* _Written request_
Return each line of the listing that contains the string "document".

* _Supplied data_

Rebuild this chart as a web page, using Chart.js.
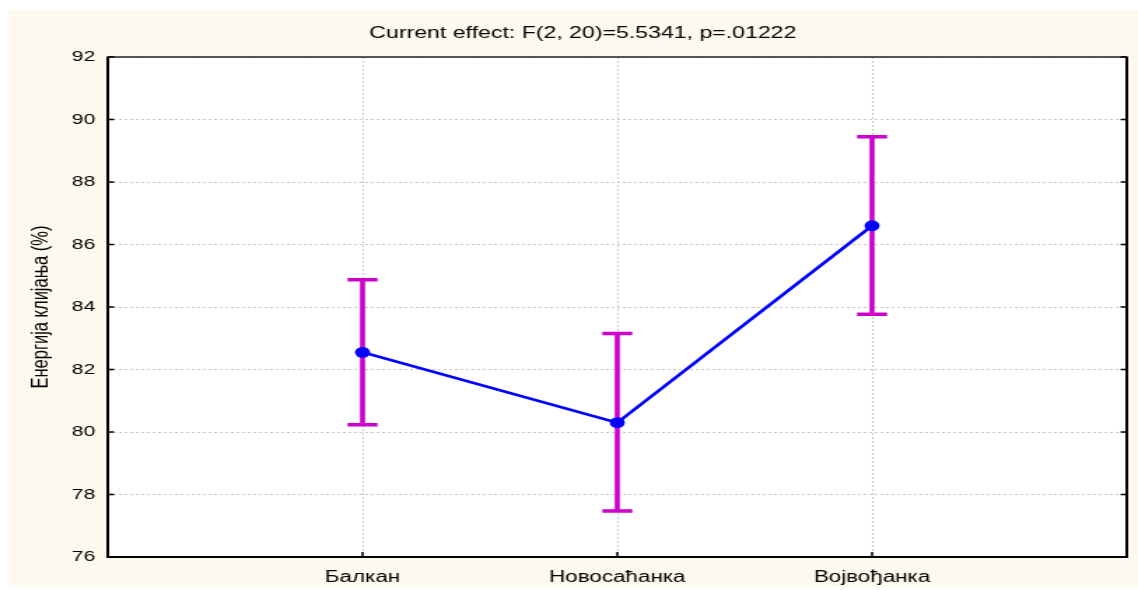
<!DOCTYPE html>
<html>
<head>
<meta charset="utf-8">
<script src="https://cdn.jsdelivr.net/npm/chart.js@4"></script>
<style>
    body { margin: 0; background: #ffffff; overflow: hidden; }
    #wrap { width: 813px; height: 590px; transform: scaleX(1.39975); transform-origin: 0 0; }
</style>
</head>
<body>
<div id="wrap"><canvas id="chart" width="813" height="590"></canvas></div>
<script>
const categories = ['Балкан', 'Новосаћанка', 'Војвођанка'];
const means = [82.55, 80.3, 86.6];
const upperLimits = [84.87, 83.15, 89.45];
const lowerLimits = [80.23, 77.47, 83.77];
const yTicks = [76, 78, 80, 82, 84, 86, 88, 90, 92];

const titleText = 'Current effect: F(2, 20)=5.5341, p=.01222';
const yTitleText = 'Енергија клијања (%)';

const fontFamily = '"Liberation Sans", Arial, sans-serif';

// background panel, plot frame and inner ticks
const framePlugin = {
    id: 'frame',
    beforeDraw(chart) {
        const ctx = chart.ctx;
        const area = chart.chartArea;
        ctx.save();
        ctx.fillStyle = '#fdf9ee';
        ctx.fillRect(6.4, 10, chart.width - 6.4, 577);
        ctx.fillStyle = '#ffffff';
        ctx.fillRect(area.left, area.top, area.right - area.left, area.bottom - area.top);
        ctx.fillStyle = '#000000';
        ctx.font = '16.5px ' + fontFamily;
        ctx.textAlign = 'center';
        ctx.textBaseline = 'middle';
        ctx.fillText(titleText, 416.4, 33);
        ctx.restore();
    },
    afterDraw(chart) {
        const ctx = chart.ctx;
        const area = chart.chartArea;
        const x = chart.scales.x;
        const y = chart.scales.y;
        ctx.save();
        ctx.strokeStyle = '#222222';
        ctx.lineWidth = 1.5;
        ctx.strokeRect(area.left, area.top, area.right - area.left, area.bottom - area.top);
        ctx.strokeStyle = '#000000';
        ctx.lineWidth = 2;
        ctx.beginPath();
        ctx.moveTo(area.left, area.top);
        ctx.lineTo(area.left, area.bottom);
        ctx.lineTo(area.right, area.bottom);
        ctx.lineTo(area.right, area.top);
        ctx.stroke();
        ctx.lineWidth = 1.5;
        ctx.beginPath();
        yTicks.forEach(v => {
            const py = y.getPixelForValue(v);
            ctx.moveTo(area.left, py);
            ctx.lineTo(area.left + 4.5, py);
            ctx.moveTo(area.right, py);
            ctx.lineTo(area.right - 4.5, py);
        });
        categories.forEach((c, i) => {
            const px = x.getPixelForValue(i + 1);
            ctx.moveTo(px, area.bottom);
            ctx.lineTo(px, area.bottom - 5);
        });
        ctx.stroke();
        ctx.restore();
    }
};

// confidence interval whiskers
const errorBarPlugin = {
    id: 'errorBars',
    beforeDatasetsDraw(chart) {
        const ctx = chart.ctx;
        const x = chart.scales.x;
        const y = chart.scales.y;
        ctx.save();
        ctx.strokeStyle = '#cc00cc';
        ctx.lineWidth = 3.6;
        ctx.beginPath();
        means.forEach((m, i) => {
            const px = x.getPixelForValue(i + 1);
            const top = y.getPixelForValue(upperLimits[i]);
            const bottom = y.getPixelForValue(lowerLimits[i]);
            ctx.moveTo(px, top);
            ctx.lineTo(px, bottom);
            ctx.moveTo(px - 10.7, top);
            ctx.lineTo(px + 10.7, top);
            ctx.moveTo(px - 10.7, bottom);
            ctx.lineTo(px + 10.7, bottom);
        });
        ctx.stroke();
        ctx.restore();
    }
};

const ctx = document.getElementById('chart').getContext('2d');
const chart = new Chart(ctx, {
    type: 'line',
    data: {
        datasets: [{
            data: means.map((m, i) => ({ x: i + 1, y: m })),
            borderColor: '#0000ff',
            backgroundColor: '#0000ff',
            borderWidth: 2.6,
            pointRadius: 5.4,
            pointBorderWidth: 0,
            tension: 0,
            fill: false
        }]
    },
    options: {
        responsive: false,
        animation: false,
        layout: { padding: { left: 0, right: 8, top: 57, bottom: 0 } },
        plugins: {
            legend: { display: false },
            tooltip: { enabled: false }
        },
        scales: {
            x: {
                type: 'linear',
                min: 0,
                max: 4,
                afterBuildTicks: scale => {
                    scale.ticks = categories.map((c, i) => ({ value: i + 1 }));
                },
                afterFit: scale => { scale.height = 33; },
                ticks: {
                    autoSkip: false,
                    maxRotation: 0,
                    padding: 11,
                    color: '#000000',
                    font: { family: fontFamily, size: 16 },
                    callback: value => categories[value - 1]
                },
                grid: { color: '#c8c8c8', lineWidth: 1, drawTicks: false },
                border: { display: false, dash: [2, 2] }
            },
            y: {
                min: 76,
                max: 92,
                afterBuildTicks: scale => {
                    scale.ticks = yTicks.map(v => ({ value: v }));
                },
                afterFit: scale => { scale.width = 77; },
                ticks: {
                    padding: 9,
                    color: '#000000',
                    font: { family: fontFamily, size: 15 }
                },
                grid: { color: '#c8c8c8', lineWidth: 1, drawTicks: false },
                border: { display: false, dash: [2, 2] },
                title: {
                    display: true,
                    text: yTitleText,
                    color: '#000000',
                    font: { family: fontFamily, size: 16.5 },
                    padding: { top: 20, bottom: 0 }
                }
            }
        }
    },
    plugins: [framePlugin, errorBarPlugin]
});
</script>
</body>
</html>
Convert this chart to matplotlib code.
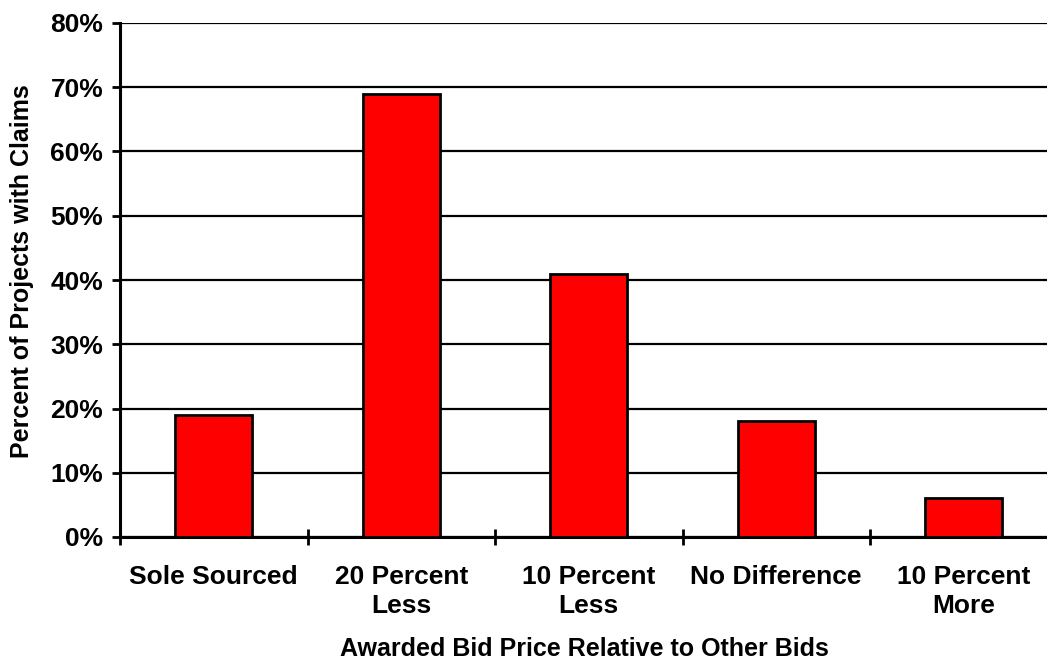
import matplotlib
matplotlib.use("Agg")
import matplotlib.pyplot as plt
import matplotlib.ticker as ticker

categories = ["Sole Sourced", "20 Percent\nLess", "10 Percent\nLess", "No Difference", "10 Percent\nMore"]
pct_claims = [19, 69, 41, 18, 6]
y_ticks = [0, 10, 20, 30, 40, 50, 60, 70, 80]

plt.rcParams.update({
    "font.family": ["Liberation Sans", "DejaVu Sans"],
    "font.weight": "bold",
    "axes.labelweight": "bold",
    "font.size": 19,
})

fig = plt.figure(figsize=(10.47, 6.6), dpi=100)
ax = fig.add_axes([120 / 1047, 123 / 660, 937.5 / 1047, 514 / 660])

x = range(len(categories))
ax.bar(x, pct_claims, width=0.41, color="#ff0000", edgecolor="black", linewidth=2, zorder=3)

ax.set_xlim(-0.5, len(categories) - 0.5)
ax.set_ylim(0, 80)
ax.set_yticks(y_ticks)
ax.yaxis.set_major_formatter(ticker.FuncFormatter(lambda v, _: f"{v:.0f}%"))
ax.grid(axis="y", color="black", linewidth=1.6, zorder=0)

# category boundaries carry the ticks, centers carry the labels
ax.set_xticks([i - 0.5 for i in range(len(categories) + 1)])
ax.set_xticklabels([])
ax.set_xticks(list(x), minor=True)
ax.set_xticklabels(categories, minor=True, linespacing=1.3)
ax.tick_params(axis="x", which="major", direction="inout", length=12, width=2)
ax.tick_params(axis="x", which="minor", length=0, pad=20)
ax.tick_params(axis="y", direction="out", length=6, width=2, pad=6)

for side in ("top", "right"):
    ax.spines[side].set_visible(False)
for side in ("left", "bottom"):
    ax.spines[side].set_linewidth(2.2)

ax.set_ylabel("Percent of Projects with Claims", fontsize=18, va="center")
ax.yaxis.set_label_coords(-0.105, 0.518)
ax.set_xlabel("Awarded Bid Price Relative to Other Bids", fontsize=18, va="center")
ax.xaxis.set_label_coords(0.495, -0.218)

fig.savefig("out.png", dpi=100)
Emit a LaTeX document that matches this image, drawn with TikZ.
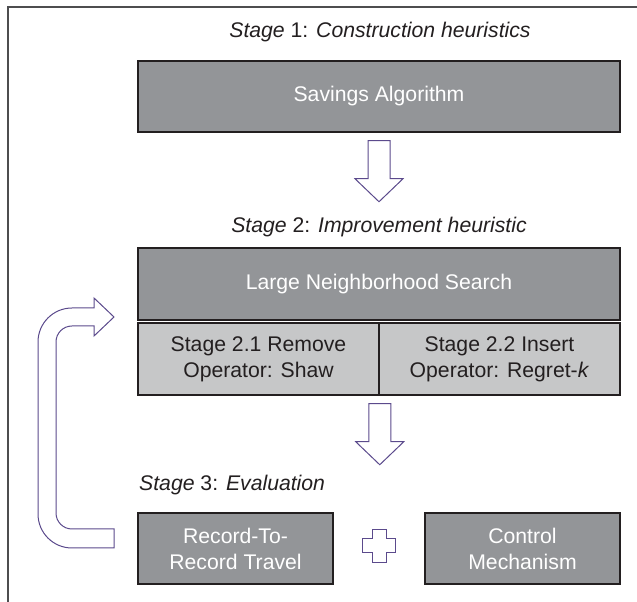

* _The response_
const ctx = document.getElementById('chart').getContext('2d');
Emit a LaTeX document that matches this image, drawn with TikZ.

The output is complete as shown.